Long story short when using a flash cooler to serve from a small keg you actually need to set the regulator to a much higher pressure to avoid issues with foaming, doing the opposite will set you up for disaster.
 
Yeah i was going to add as above, when using any flash cooling or jockey box serving vessels with cooling coils, you need to set your pressure way higher than normal. like 20+ psi. You need to overcome the added length and resistance to push beer faster and overcome foaming.
 
Im not familiar with flash coolers so no guidance on that category.

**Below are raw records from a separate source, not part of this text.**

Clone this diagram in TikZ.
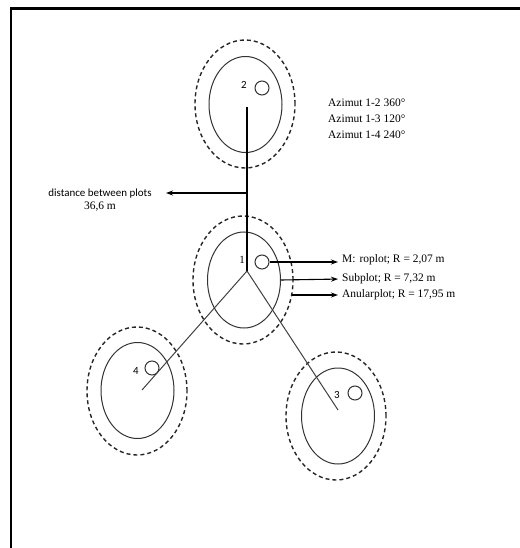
\documentclass[tikz,border=0pt]{standalone}
\usepackage{fontspec}
\setmainfont{Liberation Serif}
\newfontfamily\carl{Carlito}
\usetikzlibrary{shapes.geometric,arrows.meta}
\begin{document}
\begin{tikzpicture}[x=1bp,y=-1bp,
  annring/.style={ellipse, draw=black!85, dash pattern=on 4bp off 3bp, line width=1.4bp, minimum width=100bp, minimum height=128bp, inner sep=0pt},
  subring/.style={ellipse, draw=black!80, line width=1bp, minimum width=73bp, minimum height=96bp, inner sep=0pt},
  micring/.style={circle, draw=black!80, line width=1bp, minimum size=14bp, inner sep=0pt},
  txt/.style={font=\fontsize{11.5}{13}\selectfont, inner sep=0pt, anchor=west},
  numlbl/.style={font=\carl\fontsize{11}{13}\selectfont, inner sep=0pt},
  arr/.style={-{Stealth[length=7bp,width=5bp]}, line width=1.1bp},
  spoke/.style={line width=1bp, draw=black!75}]
\useasboundingbox (0,0) rectangle (520,548);
% frame
\draw[line width=2.6bp] (11,548) -- (11,8.5) -- (520,8.5);

% plot 2
\node[annring] (ann2) at (245,104) {};
\node[subring] (sub2) at (245.5,104.5) {};
\node[micring] (mic2) at (262,88) {};
\node[numlbl] (n2) at (244,85) {2};

% plot 1
\node[annring] (ann1) at (243,280) {};
\node[subring] (sub1) at (244,280) {};
\node[micring] (mic1) at (262,262) {};
\node[inner sep=0pt, font=\fontsize{11}{13}\selectfont] (n1) at (242,260) {1};

% plot 4
\node[annring] (ann4) at (137,391) {};
\node[subring] (sub4) at (137.5,390.5) {};
\node[micring] (mic4) at (152,368) {};
\node[numlbl] (n4) at (136,371) {4};

% plot 3
\node[annring] (ann3) at (336,416) {};
\node[subring] (sub3) at (338,416) {};
\node[micring] (mic3) at (355,393) {};
\node[numlbl] (n3) at (337,395) {3};

% spokes
\coordinate (hub) at (247,271);
\coordinate (c2) at (247,107);
\coordinate (c3) at (338,410);
\coordinate (c4) at (142,390);
\draw[line width=1.2bp] (hub) -- (c2);
\draw[spoke] (hub) -- (c3);
\draw[spoke] (hub) -- (c4);

% distance label
\node[inner sep=0pt, align=center] (dist) at (100,200)
  {{\carl\fontsize{11}{13}\selectfont distance between plots}\\[1bp]{\fontsize{11.5}{13}\selectfont 36,6 m}};
\coordinate (dmid) at (247,193);
\coordinate (dtip) at (166,193);
\draw[arr] (dmid) -- (dtip);

% azimuth
\node[txt] (az2) at (328,103) {Azimut 1-2 360°};
\node[txt] (az3) at (328,119) {Azimut 1-3 120°};
\node[txt] (az4) at (328,135) {Azimut 1-4 240°};

% legend
\node[txt] (micro) at (342,260) {M:\hspace{4bp}roplot; R = 2,07 m};
\node[txt] (subt) at (342,279) {Subplot; R = 7,32 m};
\node[txt] (anul) at (342,295) {Anularplot; R = 17,95 m};
\draw[arr, shorten >=4bp] (mic1.east) -- (micro.west |- mic1.east);
\draw[arr, shorten >=4bp] (sub1.east) -- (subt.west);
\coordinate (annpt) at (292,295);
\draw[arr, shorten >=4bp] (annpt) -- (anul.west);
\end{tikzpicture}
\end{document}
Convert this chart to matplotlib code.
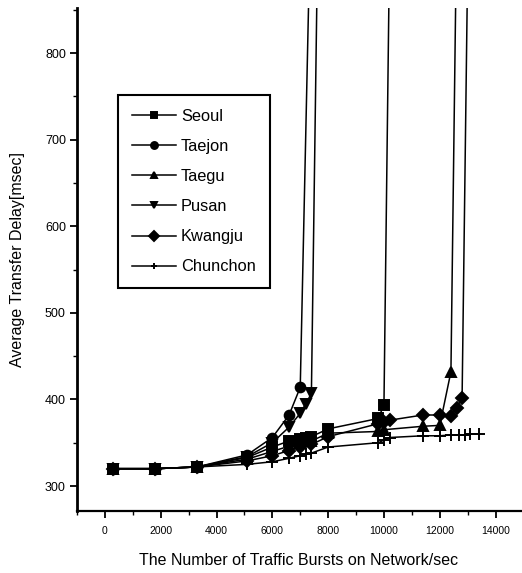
import matplotlib.pyplot as plt
from matplotlib.ticker import MultipleLocator

plt.rcParams['font.family'] = ['Liberation Sans', 'DejaVu Sans']

# values (last point of a saturating series is off-scale)
seoul_x = [300, 1800, 3300, 5100, 6000, 6600, 7000, 7200, 7400, 8000, 9800, 10000, 10200]
seoul_y = [320, 320, 322, 333, 345, 352, 354, 355, 357, 366, 378, 394, 920]

taejon_x = [300, 1800, 3300, 5100, 6000, 6600, 7000, 7400]
taejon_y = [320, 320, 322, 336, 356, 382, 414, 1006]

taegu_x = [300, 1800, 3300, 5100, 6000, 6600, 7000, 7400, 8000, 9800, 10000, 11400, 12000, 12400, 12700]
taegu_y = [320, 320, 322, 331, 340, 346, 350, 352, 361, 363, 365, 369, 370, 432, 1186]

pusan_x = [300, 1800, 3300, 5100, 6000, 6600, 7000, 7200, 7400, 8000]
pusan_y = [320, 320, 322, 334, 350, 368, 384, 395, 407, 1804]

kwangju_x = [300, 1800, 3300, 5100, 6000, 6600, 7000, 7400, 8000, 9800, 10000, 10200,
             11400, 12000, 12400, 12600, 12800, 13100]
kwangju_y = [320, 320, 322, 329, 335, 341, 345, 348, 357, 372, 374, 376,
             382, 382, 381, 390, 402, 1152]

chunchon_x = [300, 1800, 3300, 5100, 6000, 6600, 7000, 7200, 7400, 8000, 9800, 10000, 10200,
              11400, 12000, 12400, 12700, 12900, 13100, 13400]
chunchon_y = [320, 320, 322, 325, 328, 332, 335, 337, 338, 345, 350, 353, 356,
              358, 358, 359, 359, 359, 360, 360]

series = [
    ("Seoul", seoul_x, seoul_y, 's'),
    ("Taejon", taejon_x, taejon_y, 'o'),
    ("Taegu", taegu_x, taegu_y, '^'),
    ("Pusan", pusan_x, pusan_y, 'v'),
    ("Kwangju", kwangju_x, kwangju_y, 'D'),
    ("Chunchon", chunchon_x, chunchon_y, '+'),
]

fig = plt.figure(figsize=(5.22, 5.73), dpi=100)
ax = fig.add_axes([0.1475, 0.108, 0.85, 0.878])

for name, xs, ys, mk in series:
    ms = {'D': 6, '+': 8}.get(mk, 7)
    ax.plot(xs, ys, color='black', lw=1.1, marker=mk, ms=ms,
            mew=1.4, label=name)

ax.set_xlim(-1000, 14900)
ax.set_ylim(271, 852)
ax.xaxis.set_major_locator(MultipleLocator(2000))
ax.xaxis.set_minor_locator(MultipleLocator(1000))
ax.yaxis.set_major_locator(MultipleLocator(100))
ax.yaxis.set_minor_locator(MultipleLocator(50))

for side in ['top', 'right']:
    ax.spines[side].set_visible(False)
ax.spines['left'].set_linewidth(2.0)
ax.spines['bottom'].set_linewidth(1.6)

ax.tick_params(axis='both', which='major', direction='out', length=5, width=1.3)
ax.tick_params(axis='both', which='minor', direction='out', length=3, width=1.0)
ax.tick_params(axis='y', labelsize=9, pad=3)
ax.tick_params(axis='x', labelsize=7.5, pad=6)

ax.set_xlabel("The Number of Traffic Bursts on Network/sec", fontsize=11.5, labelpad=12)
ax.set_ylabel("Average Transfer Delay[msec]", fontsize=11.5, labelpad=14)

leg = ax.legend(loc='upper left', bbox_to_anchor=(0.092, 0.827), borderaxespad=0,
                fontsize=11.8, frameon=True, fancybox=False, edgecolor='black', framealpha=1,
                handlelength=2.7, labelspacing=0.92, borderpad=0.85, handletextpad=0.3)
leg.get_frame().set_linewidth(1.5)
for h in leg.legend_handles:
    h.set_markersize(5)

fig.savefig("out.png", dpi=100)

Regarding jockey boxes, @Vale71 hit most of the key points. Advice on Jockeys are wildly inconsistent because there are so many variables from box to box. Plate chiller vs coils. You want ice only on a plate, drain the water. Coils and shank should always be covered by ice or you may foam from could temps.

25' vs 50' vs 75,120 and 1/4" vs 3/8" tubing size. Line resistance.
Nucleation sites? Tube diameter changes, air leaks?
Box vs keg height (head pressure) run length?
A full keg stays cooler longer than a partial keg in a non-temp controlled environment. You're going to be fighting changing pressure especially on a warm day as the keg drains.

More than a day? Your serving pressure being higher than the beer causing over-carbing. Try and cut the gas if its not in use for a prolonged period.
 
Update.

Finally got the chance to put the flash cooler to test, upped the pressure straight up to 20 psi with a slight fear of something bursting, like a beer tubing which might be loosely attached. Fortunately, got to adjust flow using the flow control valve of the faucet while I was passing Iodophor through the lines.

Great pour. Some nice head, controlled head which could be augmented by pushing the tap to the opposite direction. Witbier wasn't kept on ice during the event although it didn't warmed up completely but came fine all day.

Thanks for the advice guys. Gotta say that the view of the frosted tower with cold water drops on the surface is alluring and probably an advantage against a kegerator which simply blows air through a tower. At least for small events run on a single day the flash cooler has good merits.